Kendine çekidüzen verme ayıdır.

Teravih ayıdır.

Nefis terbiyesi ayıdır.

Şeytanı yenme ayıdır.

Dua ayıdır.

Tövbe ayıdır.

Sadaka ayıdır.

Takva ayıdır.

İtikaf ayıdır.

Güzel ahlak ayıdır.

Kardeşliğin pekiştiği aydır.

Bereket ayıdır.

Kötü huylardan uzaklaşma ayıdır.

Tefekkür ayıdır.

Ahreti kazanma ayıdır.

Mağfiret ayıdır.

Bağışlanma ayıdır.

Gayret ayıdır.

Rahmet kapılarının açıldığı aydır.

Hoş geldin ey af ve mağfiret ayı

Manevi duyguların zirveye ulaştığı, af ve mağfiretin, ihsan ve bereketin insanlar üzerine rahmet damlaları gibi yağdığı mübarek Ramazan ayına girdik. Bu mübarek ayda bir birey, aile ferdi ve Müslüman olarak yapmamız gerekenleri Nizamettin Yaçin Hoca ile konuştuk. Tüm Müslümanlara önemli tavsiyelerde bulunan Yaçin Hoca, bu ayda çokça dua edilmesini tavsiye etti.

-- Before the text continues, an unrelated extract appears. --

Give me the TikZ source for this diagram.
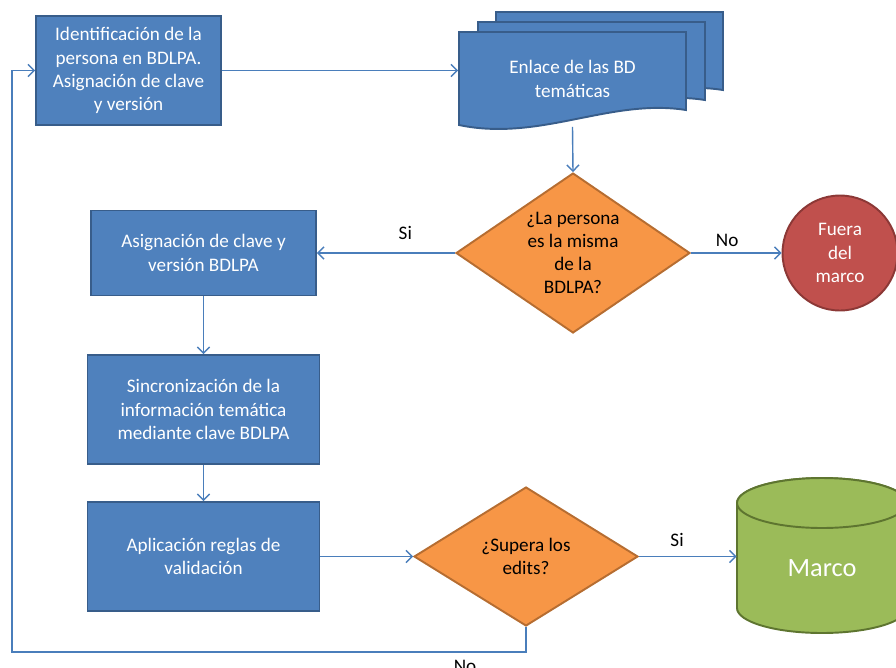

 HOCAM ÖNCELİKLE RAMAZAN AYI VE ORUÇ İBADETİNİN ÖNEMİNDEN SÖZ EDEBİLİR MİSİNİZ?

İslam’ın 5 şartından biri Ramazan Ayı orucudur. Kur’ân-ı Kerim, orucu bize farz kıldığı gibi bizden önceki nesillere de farz kıldığını beyan etmiştir. Ramazan ayının, hem maddi hem manevi hem de toplumsal birçok hikmetleri vardır. Allah’ın inanan insanlar üzerine farz kılmış olduğu orucun hem maddi hem de manevi açıdan büyük faydaları olduğu gibi terk edilmesi durumunda da büyük zararlar olduğuna inanıyoruz.

 MADDEN VE MANEN ARINALIM

BU FAYDA VE ZARARLARI DAHA SOMUT BİR ŞEKİLDE İFADE EDEBİLİR MİSİNİZ?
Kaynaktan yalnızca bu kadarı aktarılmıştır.